[Start Data block]
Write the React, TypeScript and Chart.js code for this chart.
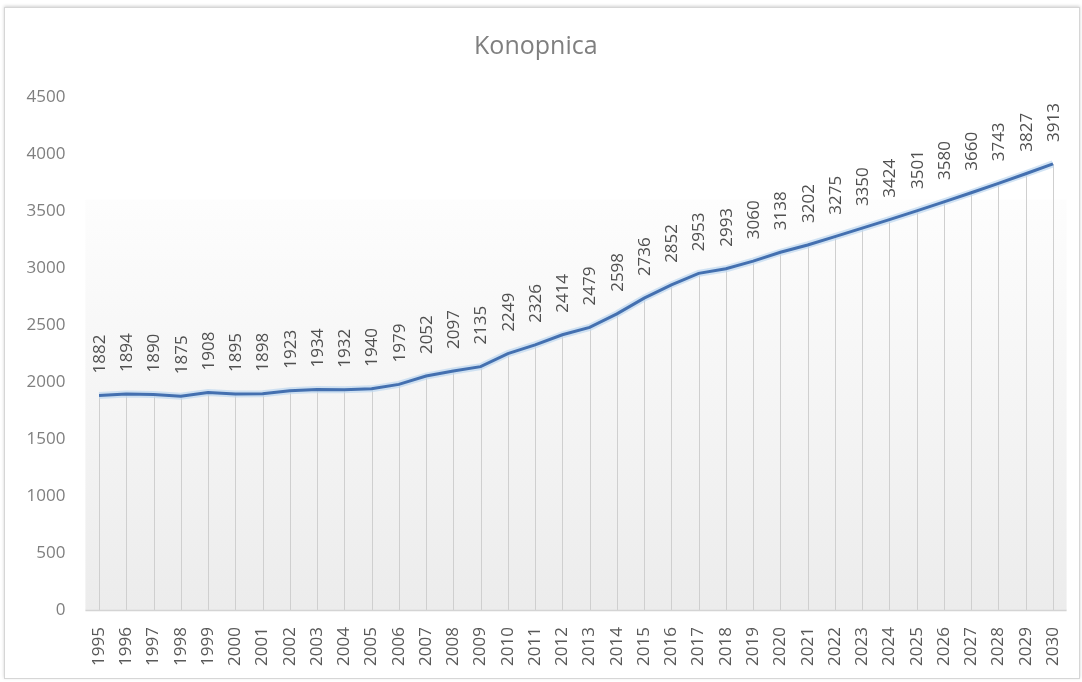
import React, { useEffect, useRef } from "react";
import { Chart, registerables } from "chart.js";

Chart.register(...registerables);

const years: string[] = [
  "1995", "1996", "1997", "1998", "1999", "2000", "2001", "2002", "2003",
  "2004", "2005", "2006", "2007", "2008", "2009", "2010", "2011", "2012",
  "2013", "2014", "2015", "2016", "2017", "2018", "2019", "2020", "2021",
  "2022", "2023", "2024", "2025", "2026", "2027", "2028", "2029", "2030",
];

const population: number[] = [
  1882, 1894, 1890, 1875, 1908, 1895, 1898, 1923, 1934, 1932, 1940, 1979,
  2052, 2097, 2135, 2249, 2326, 2414, 2479, 2598, 2736, 2852, 2953, 2993,
  3060, 3138, 3202, 3275, 3350, 3424, 3501, 3580, 3660, 3743, 3827, 3913,
];

const titleText = "Konopnica";
const yMin = 0;
const yMax = 4500;
const yStep = 500;

const W = 1074;
const H = 670;
const FONT = "'Open Sans', 'Liberation Sans', sans-serif";

const decorPlugin = {
  id: "decor",
  beforeDatasetsDraw(chart: any) {
    const { ctx, chartArea } = chart;
    const { left, right, top, bottom } = chartArea;
    ctx.save();
    const g = ctx.createLinearGradient(0, top, 0, bottom);
    g.addColorStop(0, "rgba(255,255,255,1)");
    g.addColorStop(0.2, "rgba(253,253,253,1)");
    g.addColorStop(1, "rgba(236,236,236,1)");
    ctx.fillStyle = g;
    ctx.fillRect(left, top + (bottom - top) * 0.2, right - left, (bottom - top) * 0.8);
    // drop lines
    const meta = chart.getDatasetMeta(0);
    ctx.strokeStyle = "#cfcfcf";
    ctx.lineWidth = 1;
    meta.data.forEach((pt: any) => {
      const x = Math.round(pt.x) + 0.5;
      ctx.beginPath();
      ctx.moveTo(x, pt.y);
      ctx.lineTo(x, bottom);
      ctx.stroke();
    });
    // axis line
    ctx.strokeStyle = "#d4d4d4";
    ctx.lineWidth = 1.5;
    ctx.beginPath();
    ctx.moveTo(left, bottom + 0.5);
    ctx.lineTo(right, bottom + 0.5);
    ctx.stroke();
    ctx.restore();
  },
  afterDatasetsDraw(chart: any) {
    const { ctx } = chart;
    const meta = chart.getDatasetMeta(0);
    const data = chart.data.datasets[0].data as number[];
    ctx.save();
    ctx.font = `17px ${FONT}`;
    ctx.fillStyle = "#505050";
    ctx.textAlign = "left";
    ctx.textBaseline = "middle";
    meta.data.forEach((pt: any, i: number) => {
      ctx.save();
      ctx.translate(pt.x, pt.y - 22);
      ctx.rotate(-Math.PI / 2);
      ctx.fillText(String(data[i]), 0, 1);
      ctx.restore();
    });
    ctx.restore();
  },
};

export default function App() {
  const ref = useRef<HTMLCanvasElement | null>(null);

  useEffect(() => {
    if (!ref.current) return;
    const chart = new Chart(ref.current, {
      type: "line",
      data: {
        labels: years,
        datasets: [
          {
            label: titleText,
            data: population,
            borderColor: "#4470b0",
            borderWidth: 3,
            pointRadius: 0,
            tension: 0,
            fill: false,
          },
          {
            label: "halo",
            data: population,
            borderColor: "rgba(190,215,240,0.7)",
            borderWidth: 7,
            pointRadius: 0,
            tension: 0,
            fill: false,
          },
        ],
      },
      options: {
        animation: false,
        responsive: false,
        events: [],
        layout: { padding: { left: 0, right: 12.4, top: 0, bottom: 0 } },
        plugins: {
          legend: { display: false },
          tooltip: { enabled: false },
          title: {
            display: true,
            text: titleText,
            color: "#7f7f7f",
            font: { family: FONT, size: 25, weight: "normal" },
            padding: { top: 24, bottom: 35 },
          },
        },
        scales: {
          x: {
            type: "category",
            offset: true,
            grid: { display: false, drawTicks: false },
            border: { display: false },
            ticks: {
              autoSkip: false,
              minRotation: 90,
              maxRotation: 90,
              padding: 17,
              color: "#595959",
              font: { family: FONT, size: 17 },
            },
            afterFit(scale: any) {
              scale.height = 68;
              scale.paddingLeft = 0;
              scale.paddingRight = 0;
            },
          },
          y: {
            min: yMin,
            max: yMax,
            grid: { display: false, drawTicks: false },
            border: { display: false },
            ticks: {
              stepSize: yStep,
              padding: 20,
              color: "#7f7f7f",
              font: { family: FONT, size: 17 },
              callback: (v: any) => String(v),
            },
            afterFit(scale: any) {
              scale.width = 80.4;
            },
          },
        },
      },
      plugins: [decorPlugin],
    });
    return () => chart.destroy();
  }, []);

  return (
    <div
      style={{
        position: "absolute",
        left: 4,
        top: 7,
        width: W,
        height: H,
        border: "1px solid #d6d6d6",
        boxShadow: "0 -1px 3px rgba(0,0,0,0.18)",
        background: "#ffffff",
      }}
    >
      <canvas ref={ref} width={W} height={H} style={{ display: "block", width: W, height: H }} />
    </div>
  );
}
[End Data block]
- _The request_: Every line above should be returned word for word, with the pictures left behind.

- _Solution to the exercise_:
Write the React, TypeScript and Chart.js code for this chart.
import React, { useEffect, useRef } from "react";
import { Chart, registerables } from "chart.js";

Chart.register(...registerables);

const years: string[] = [
  "1995", "1996", "1997", "1998", "1999", "2000", "2001", "2002", "2003",
  "2004", "2005", "2006", "2007", "2008", "2009", "2010", "2011", "2012",
  "2013", "2014", "2015", "2016", "2017", "2018", "2019", "2020", "2021",
  "2022", "2023", "2024", "2025", "2026", "2027", "2028", "2029", "2030",
];

const population: number[] = [
  1882, 1894, 1890, 1875, 1908, 1895, 1898, 1923, 1934, 1932, 1940, 1979,
  2052, 2097, 2135, 2249, 2326, 2414, 2479, 2598, 2736, 2852, 2953, 2993,
  3060, 3138, 3202, 3275, 3350, 3424, 3501, 3580, 3660, 3743, 3827, 3913,
];

const titleText = "Konopnica";
const yMin = 0;
const yMax = 4500;
const yStep = 500;

const W = 1074;
const H = 670;
const FONT = "'Open Sans', 'Liberation Sans', sans-serif";

const decorPlugin = {
  id: "decor",
  beforeDatasetsDraw(chart: any) {
    const { ctx, chartArea } = chart;
    const { left, right, top, bottom } = chartArea;
    ctx.save();
    const g = ctx.createLinearGradient(0, top, 0, bottom);
    g.addColorStop(0, "rgba(255,255,255,1)");
    g.addColorStop(0.2, "rgba(253,253,253,1)");
    g.addColorStop(1, "rgba(236,236,236,1)");
    ctx.fillStyle = g;
    ctx.fillRect(left, top + (bottom - top) * 0.2, right - left, (bottom - top) * 0.8);
    // drop lines
    const meta = chart.getDatasetMeta(0);
    ctx.strokeStyle = "#cfcfcf";
    ctx.lineWidth = 1;
    meta.data.forEach((pt: any) => {
      const x = Math.round(pt.x) + 0.5;
      ctx.beginPath();
      ctx.moveTo(x, pt.y);
      ctx.lineTo(x, bottom);
      ctx.stroke();
    });
    // axis line
    ctx.strokeStyle = "#d4d4d4";
    ctx.lineWidth = 1.5;
    ctx.beginPath();
    ctx.moveTo(left, bottom + 0.5);
    ctx.lineTo(right, bottom + 0.5);
    ctx.stroke();
    ctx.restore();
  },
  afterDatasetsDraw(chart: any) {
    const { ctx } = chart;
    const meta = chart.getDatasetMeta(0);
    const data = chart.data.datasets[0].data as number[];
    ctx.save();
    ctx.font = `17px ${FONT}`;
    ctx.fillStyle = "#505050";
    ctx.textAlign = "left";
    ctx.textBaseline = "middle";
    meta.data.forEach((pt: any, i: number) => {
      ctx.save();
      ctx.translate(pt.x, pt.y - 22);
      ctx.rotate(-Math.PI / 2);
      ctx.fillText(String(data[i]), 0, 1);
      ctx.restore();
    });
    ctx.restore();
  },
};

export default function App() {
  const ref = useRef<HTMLCanvasElement | null>(null);

  useEffect(() => {
    if (!ref.current) return;
    const chart = new Chart(ref.current, {
      type: "line",
      data: {
        labels: years,
        datasets: [
          {
            label: titleText,
            data: population,
            borderColor: "#4470b0",
            borderWidth: 3,
            pointRadius: 0,
            tension: 0,
            fill: false,
          },
          {
            label: "halo",
            data: population,
            borderColor: "rgba(190,215,240,0.7)",
            borderWidth: 7,
            pointRadius: 0,
            tension: 0,
            fill: false,
          },
        ],
      },
      options: {
        animation: false,
        responsive: false,
        events: [],
        layout: { padding: { left: 0, right: 12.4, top: 0, bottom: 0 } },
        plugins: {
          legend: { display: false },
          tooltip: { enabled: false },
          title: {
            display: true,
            text: titleText,
            color: "#7f7f7f",
            font: { family: FONT, size: 25, weight: "normal" },
            padding: { top: 24, bottom: 35 },
          },
        },
        scales: {
          x: {
            type: "category",
            offset: true,
            grid: { display: false, drawTicks: false },
            border: { display: false },
            ticks: {
              autoSkip: false,
              minRotation: 90,
              maxRotation: 90,
              padding: 17,
              color: "#595959",
              font: { family: FONT, size: 17 },
            },
            afterFit(scale: any) {
              scale.height = 68;
              scale.paddingLeft = 0;
              scale.paddingRight = 0;
            },
          },
          y: {
            min: yMin,
            max: yMax,
            grid: { display: false, drawTicks: false },
            border: { display: false },
            ticks: {
              stepSize: yStep,
              padding: 20,
              color: "#7f7f7f",
              font: { family: FONT, size: 17 },
              callback: (v: any) => String(v),
            },
            afterFit(scale: any) {
              scale.width = 80.4;
            },
          },
        },
      },
      plugins: [decorPlugin],
    });
    return () => chart.destroy();
  }, []);

  return (
    <div
      style={{
        position: "absolute",
        left: 4,
        top: 7,
        width: W,
        height: H,
        border: "1px solid #d6d6d6",
        boxShadow: "0 -1px 3px rgba(0,0,0,0.18)",
        background: "#ffffff",
      }}
    >
      <canvas ref={ref} width={W} height={H} style={{ display: "block", width: W, height: H }} />
    </div>
  );
}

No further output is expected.